- SHORT EXERCISE: A single run of lines is to be printed exactly: starting at the line with "Emit a Python" and ending at the line with "of Students who", both included. Leave the pictures out.

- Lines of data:
——

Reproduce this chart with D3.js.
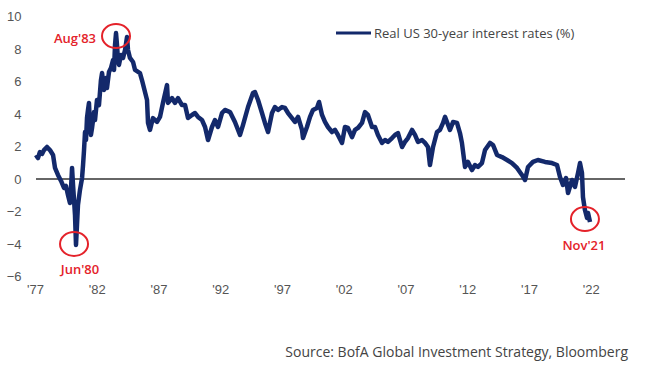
<!DOCTYPE html>
<html>
<head>
<meta charset="utf-8">
<script src="https://cdn.jsdelivr.net/npm/d3@7"></script>
<style>
  body { margin: 0; background: #fff; }
  svg { display: block; font-family: "Open Sans", sans-serif; }
  .axis text { fill: #555; font-size: 13px; }
  .axis path, .axis line { display: none; }
</style>
</head>
<body>
<script>
// Real US 30-year interest rates (%) (decimal years)
const dates = [
  1977.08, 1977.24, 1977.40, 1977.57, 1977.73, 1977.97, 1978.21, 1978.46, 1978.62, 1978.86,
  1979.11, 1979.35, 1979.51, 1979.67, 1979.83, 1979.91, 1980.00, 1980.08, 1980.16, 1980.24,
  1980.32, 1980.40, 1980.48, 1980.64, 1980.81, 1980.89, 1980.97, 1981.05, 1981.13, 1981.21,
  1981.29, 1981.37, 1981.45, 1981.53, 1981.62, 1981.78, 1981.86, 1982.02, 1982.18, 1982.34,
  1982.43, 1982.59, 1982.75, 1982.83, 1982.99, 1983.15, 1983.32, 1983.40, 1983.48, 1983.56,
  1983.64, 1983.72, 1983.80, 1983.96, 1984.13, 1984.29, 1984.45, 1984.53, 1984.69, 1984.94,
  1985.10, 1985.50, 1985.66, 1986.07, 1986.15, 1986.31, 1986.55, 1986.88, 1987.12, 1987.36,
  1987.69, 1987.77, 1988.09, 1988.34, 1988.58, 1988.90, 1989.15, 1989.39, 1989.71, 1989.96,
  1990.20, 1990.52, 1990.77, 1991.01, 1991.33, 1991.57, 1991.82, 1992.14, 1992.38, 1992.79,
  1993.19, 1993.60, 1993.84, 1994.25, 1994.65, 1994.81, 1995.06, 1995.38, 1995.62, 1995.87,
  1996.19, 1996.43, 1996.68, 1997.00, 1997.24, 1997.49, 1997.81, 1998.05, 1998.30, 1998.62,
  1998.70, 1999.02, 1999.27, 1999.51, 1999.83, 2000.00, 2000.24, 2000.48, 2000.72, 2001.05,
  2001.29, 2001.53, 2001.86, 2002.10, 2002.34, 2002.67, 2002.91, 2003.15, 2003.48, 2003.72,
  2003.96, 2004.29, 2004.53, 2004.77, 2005.10, 2005.34, 2005.58, 2005.91, 2006.15, 2006.39,
  2006.72, 2006.96, 2007.20, 2007.53, 2007.77, 2008.01, 2008.34, 2008.58, 2008.82, 2008.98,
  2009.23, 2009.55, 2009.79, 2010.04, 2010.20, 2010.36, 2010.60, 2010.85, 2011.17, 2011.41,
  2011.57, 2011.82, 2012.06, 2012.38, 2012.63, 2012.87, 2013.19, 2013.44, 2013.84, 2014.09,
  2014.41, 2014.81, 2015.22, 2015.62, 2016.03, 2016.43, 2016.68, 2016.92, 2017.32, 2017.72,
  2018.30, 2018.86, 2019.27, 2019.51, 2019.75, 2020.00, 2020.16, 2020.48, 2020.72, 2020.97,
  2021.13, 2021.29, 2021.37, 2021.53, 2021.70, 2021.78, 2021.94
];
const rates = [
  1.48, 1.29, 1.66, 1.54, 1.78, 1.97, 1.78, 1.48, 0.68, 0.25,
  -0.12, -0.55, -0.43, -0.98, -1.48, -0.68, 0.68, -0.37, -1.29, -2.22,
  -4.06, -2.83, -1.60, -0.68, 0.06, 0.86, 1.78, 2.89, 2.40, 3.75,
  4.25, 4.68, 3.32, 2.71, 3.14, 4.12, 3.63, 4.86, 4.55, 6.09,
  6.52, 5.48, 6.22, 5.60, 6.58, 6.83, 7.32, 6.71, 8.25, 8.98,
  8.25, 7.32, 7.02, 7.63, 7.45, 7.94, 8.74, 7.94, 7.45, 7.20,
  6.71, 6.52, 6.09, 4.86, 3.45, 3.02, 3.75, 3.51, 3.82, 4.68,
  5.78, 4.68, 4.98, 4.68, 4.98, 4.55, 4.55, 3.75, 3.94, 4.06,
  3.82, 3.63, 3.20, 2.40, 3.20, 3.63, 3.20, 4.06, 4.25, 4.12,
  3.51, 2.71, 3.32, 4.43, 5.29, 5.35, 4.86, 4.06, 3.45, 2.89,
  4.06, 4.43, 4.25, 4.43, 4.37, 4.06, 3.75, 3.51, 3.82, 3.02,
  2.52, 3.20, 3.82, 4.25, 4.37, 4.74, 3.94, 3.51, 3.20, 2.89,
  3.02, 2.71, 2.22, 3.20, 3.14, 2.58, 3.02, 3.14, 3.45, 4.12,
  3.94, 3.20, 3.20, 2.71, 2.22, 2.40, 2.28, 2.52, 2.71, 2.83,
  1.97, 2.28, 2.52, 3.02, 2.71, 2.28, 2.40, 2.22, 1.97, 0.86,
  1.97, 2.89, 3.02, 3.45, 3.82, 3.51, 3.02, 3.51, 3.45, 2.83,
  2.22, 0.74, 1.05, 0.55, 0.86, 0.74, 0.98, 1.78, 2.22, 2.09,
  1.48, 1.35, 1.17, 0.98, 0.68, 0.25, -0.06, 0.74, 1.05, 1.17,
  1.05, 0.98, 0.86, 0.12, -0.37, 0.06, -0.86, -0.06, -0.49, 0.37,
  0.98, 0.37, -1.11, -1.91, -2.40, -2.09, -2.65
];

const yTicks = [-6, -4, -2, 0, 2, 4, 6, 8, 10];
const xTicks = [1977, 1982, 1987, 1992, 1997, 2002, 2007, 2012, 2017, 2022];

// highlighted points
const noteLabels = ["Jun'80", "Aug'83", "Nov'21"];
const noteDates = [1980.16, 1983.56, 2021.53];
const noteValues = [-4.0, 8.8, -2.46];

const width = 645, height = 375;

const svg = d3.select("body").append("svg")
    .attr("width", width)
    .attr("height", height);

const x = d3.scaleLinear().domain([1977, 2022]).range([35, 590.75]);
const y = d3.scaleLinear().domain([-6, 10]).range([276.5, 16.5]);

// axes, labels only
svg.append("g")
    .attr("class", "axis")
    .attr("transform", "translate(0," + y(-6) + ")")
    .call(d3.axisBottom(x).tickValues(xTicks).tickSize(0).tickPadding(8.5)
        .tickFormat(d => "'" + String(d).slice(2)));

svg.append("g")
    .attr("class", "axis")
    .attr("transform", "translate(35,0)")
    .call(d3.axisLeft(y).tickValues(yTicks).tickSize(0).tickPadding(13.5));

// zero line
svg.append("line")
    .attr("x1", 36).attr("x2", 625)
    .attr("y1", y(0)).attr("y2", y(0))
    .attr("stroke", "#333")
    .attr("stroke-width", 1.3);

const series = dates.map((d, i) => ({ date: d, value: rates[i] }));

const line = d3.line()
    .x(d => x(d.date))
    .y(d => y(d.value));

svg.append("path")
    .datum(series)
    .attr("d", line)
    .attr("fill", "none")
    .attr("stroke", "#13296b")
    .attr("stroke-width", 4.5)
    .attr("stroke-linejoin", "round");

// red circles and labels
const red = "#e4222a";
const notes = noteLabels.map((l, i) => ({ label: l, date: noteDates[i], value: noteValues[i] }));

svg.selectAll(".note")
    .data(notes)
    .enter().append("ellipse")
    .attr("class", "note")
    .attr("cx", d => x(d.date))
    .attr("cy", d => y(d.value))
    .attr("rx", 14)
    .attr("ry", 12)
    .attr("fill", "none")
    .attr("stroke", red)
    .attr("stroke-width", 2);

const labelPos = [
  { dx: 6, dy: 30, anchor: "middle" },
  { dx: -20, dy: 7, anchor: "end" },
  { dx: -1, dy: 31, anchor: "middle" }
];

svg.selectAll(".note-label")
    .data(notes)
    .enter().append("text")
    .attr("class", "note-label")
    .attr("x", (d, i) => x(d.date) + labelPos[i].dx)
    .attr("y", (d, i) => y(d.value) + labelPos[i].dy)
    .attr("text-anchor", (d, i) => labelPos[i].anchor)
    .attr("fill", red)
    .attr("font-size", 13)
    .attr("font-weight", 600)
    .text(d => d.label);

// legend
svg.append("line")
    .attr("x1", 336).attr("x2", 371)
    .attr("y1", 33).attr("y2", 33)
    .attr("stroke", "#13296b")
    .attr("stroke-width", 3);

svg.append("text")
    .attr("x", 374).attr("y", 37.5)
    .attr("fill", "#444")
    .attr("font-size", 13)
    .text("Real US 30-year interest rates (%)");

// source
svg.append("text")
    .attr("x", 628).attr("y", 357)
    .attr("text-anchor", "end")
    .attr("fill", "#444")
    .attr("font-size", 14)
    .text("Source: BofA Global Investment Strategy, Bloomberg");
</script>
</body>
</html>
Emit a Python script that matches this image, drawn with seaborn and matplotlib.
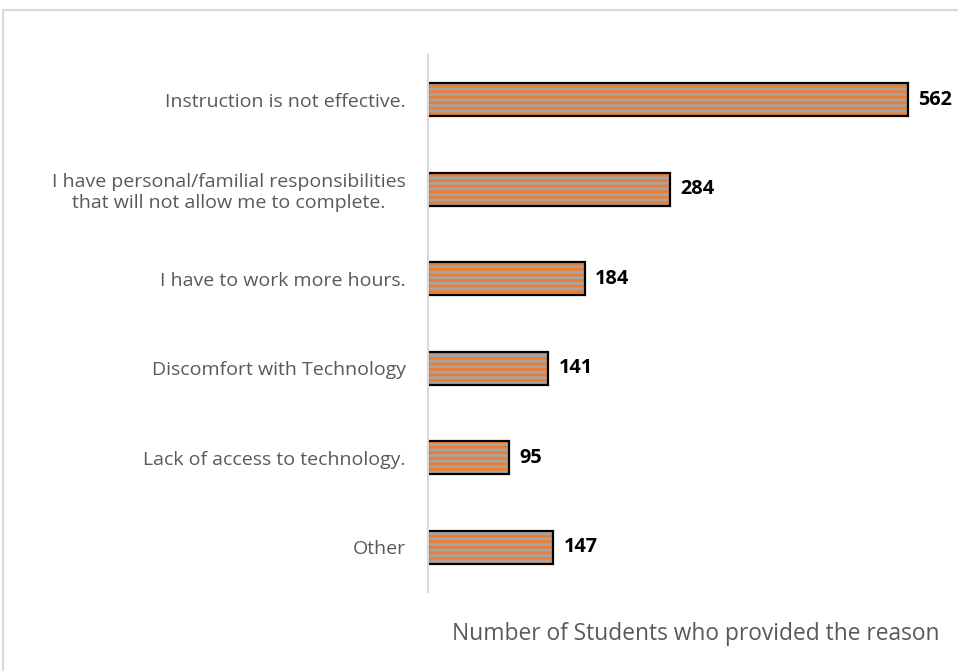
import matplotlib
matplotlib.use("Agg")
import matplotlib.pyplot as plt
import seaborn as sns
import pandas as pd
from matplotlib.lines import Line2D

categories = [
    "Instruction is not effective.",
    "I have personal/familial responsibilities\nthat will not allow me to complete.",
    "I have to work more hours.",
    "Discomfort with Technology",
    "Lack of access to technology.",
    "Other",
]
counts = [562, 284, 184, 141, 95, 147]
xlabel = "Number of Students who provided the reason"

sns.set_theme(style="white")
plt.rcParams["font.family"] = ["Open Sans", "DejaVu Sans"]
plt.rcParams["hatch.linewidth"] = 2.0

GRAY = "#A5A5A5"
ORANGE = "#ED7D31"
TEXT = "#595959"

df = pd.DataFrame({"reason": categories, "count": counts})

fig = plt.figure(figsize=(9.58, 6.71), dpi=100)
ax = fig.add_axes([428 / 958, 1 - 592 / 671, 512 / 958, (592 - 55) / 671])

sns.barplot(data=df, x="count", y="reason", orient="h", color=GRAY,
            width=0.37, ax=ax, saturation=1, linewidth=0)
for p in ax.patches:
    p.set_hatch("---")
    p.set_edgecolor(ORANGE)
    p.set_linewidth(0)
sns.barplot(data=df, x="count", y="reason", orient="h", fill=False,
            width=0.37, ax=ax, edgecolor="black", linewidth=1.6)

for i, v in enumerate(counts):
    ax.text(v + 12, i, str(v), va="center", ha="left", fontsize=14.3,
            fontweight="bold", color="black")

ax.set_xlim(0, 600)
ax.set_ylim(5.5, -0.5)
ax.set_xlabel("")
ax.set_ylabel("")
ax.set_xticks([])
for s in ["top", "right", "bottom"]:
    ax.spines[s].set_visible(False)
ax.spines["left"].set_color("#D9D9D9")
ax.spines["left"].set_linewidth(1.5)
ax.tick_params(axis="y", length=0, pad=16, labelsize=14, labelcolor=TEXT)
for t in ax.get_yticklabels():
    t.set_ha("right")
    t.set_multialignment("center")

fig.text(696 / 958, 1 - 634 / 671, xlabel, ha="center", va="center",
         fontsize=16.4, color=TEXT)

fig.add_artist(Line2D([3 / 958, 3 / 958], [0, 1 - 10 / 671], color="#D9D9D9",
                      lw=1.5, transform=fig.transFigure))
fig.add_artist(Line2D([3 / 958, 1], [1 - 10 / 671, 1 - 10 / 671], color="#D9D9D9",
                      lw=1.5, transform=fig.transFigure))

fig.savefig("out.png", dpi=100)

——

- COMPLETED TASK:
Emit a Python script that matches this image, drawn with seaborn and matplotlib.
import matplotlib
matplotlib.use("Agg")
import matplotlib.pyplot as plt
import seaborn as sns
import pandas as pd
from matplotlib.lines import Line2D

categories = [
    "Instruction is not effective.",
    "I have personal/familial responsibilities\nthat will not allow me to complete.",
    "I have to work more hours.",
    "Discomfort with Technology",
    "Lack of access to technology.",
    "Other",
]
counts = [562, 284, 184, 141, 95, 147]
xlabel = "Number of Students who provided the reason"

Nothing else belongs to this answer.